WHAT IS EXPECTED: Set down the data below from its first line to the line holding "fig = plt.figure(figsize=(6.5, 3.59), dpi=100)", inclusive; omit all pictures.

-- begin --

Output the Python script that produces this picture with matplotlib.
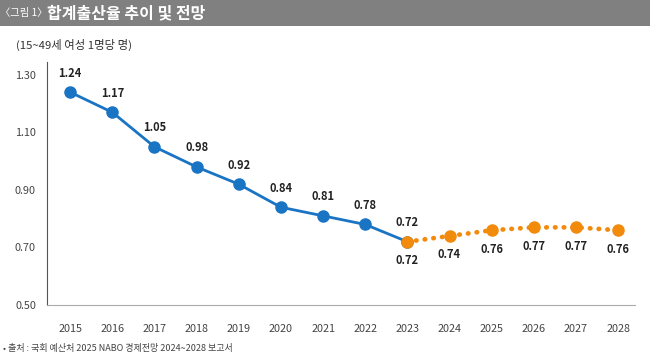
import matplotlib
matplotlib.use("Agg")
import matplotlib.pyplot as plt
from matplotlib.patches import Rectangle

plt.rcParams['font.family'] = ['Noto Sans CJK KR', 'DejaVu Sans']

# 데이터
years = list(range(2015, 2029))
actual_years = list(range(2015, 2024))
actual = [1.24, 1.17, 1.05, 0.98, 0.92, 0.84, 0.81, 0.78, 0.72]
proj_years = list(range(2023, 2029))
proj = [0.72, 0.74, 0.76, 0.77, 0.77, 0.76]
yticks = [0.50, 0.70, 0.90, 1.10, 1.30]

blue = "#1a74c4"
orange = "#f28a0c"

fig = plt.figure(figsize=(6.5, 3.59), dpi=100)

# 제목 바
fig.patches.append(Rectangle((0, 1 - 26 / 359), 1, 26 / 359, transform=fig.transFigure,
                             facecolor="#808080", edgecolor="none"))
fig.text(0.0, 1 - 13 / 359, "〈그림 1〉", color="white", fontsize=7.4, va="center")
fig.text(47 / 650, 1 - 13 / 359, "합계출산율 추이 및 전망", color="white", fontsize=11.5,
         fontweight="bold", va="center")
fig.text(0.025, 1 - 45 / 359, "(15~49세 여성 1명당 명)", color="#333333", fontsize=8.2, va="center")
fig.text(0.004, 1 - 349 / 359, "• 출처 : 국회 예산처 2025 NABO 경제전망 2024~2028 보고서",
         color="#444444", fontsize=6.5, va="center")

ax = fig.add_axes([47 / 650, 54 / 359, 588 / 650, 243 / 359])
ax.plot(actual_years, actual, color=blue, lw=2, marker="o", ms=8, zorder=3)
ax.plot(proj_years, proj, color=orange, lw=3.4, linestyle=(0, (0.1, 1.75)),
        dash_capstyle="round", zorder=2)
ax.plot(proj_years, proj, color=orange, lw=0, marker="o", ms=8, zorder=4)

for x, y in zip(actual_years, actual):
    ax.annotate(f"{y:.2f}", (x, y), xytext=(0, 9), textcoords="offset points",
                ha="center", va="bottom", fontsize=8, fontweight="bold", color="#222222")
for x, y in zip(proj_years, proj):
    ax.annotate(f"{y:.2f}", (x, y), xytext=(0, -9), textcoords="offset points",
                ha="center", va="top", fontsize=8, fontweight="bold", color="#222222")

ax.set_xlim(2014.45, 2028.4)
ax.set_ylim(0.5, 1.345)
ax.set_xticks(years)
ax.set_yticks(yticks)
ax.set_yticklabels([f"{v:.2f}" for v in yticks])
ax.tick_params(length=0, labelsize=7.8, labelcolor="#444444")
ax.tick_params(axis="x", pad=14)
ax.tick_params(axis="y", pad=8)
for s in ["top", "right"]:
    ax.spines[s].set_visible(False)
ax.spines["left"].set_color("#555555")
ax.spines["bottom"].set_color("#aaaaaa")

fig.savefig("out.png", dpi=100)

-- end --

COMPLETED TASK:
Output the Python script that produces this picture with matplotlib.
import matplotlib
matplotlib.use("Agg")
import matplotlib.pyplot as plt
from matplotlib.patches import Rectangle

plt.rcParams['font.family'] = ['Noto Sans CJK KR', 'DejaVu Sans']

# 데이터
years = list(range(2015, 2029))
actual_years = list(range(2015, 2024))
actual = [1.24, 1.17, 1.05, 0.98, 0.92, 0.84, 0.81, 0.78, 0.72]
proj_years = list(range(2023, 2029))
proj = [0.72, 0.74, 0.76, 0.77, 0.77, 0.76]
yticks = [0.50, 0.70, 0.90, 1.10, 1.30]

blue = "#1a74c4"
orange = "#f28a0c"

fig = plt.figure(figsize=(6.5, 3.59), dpi=100)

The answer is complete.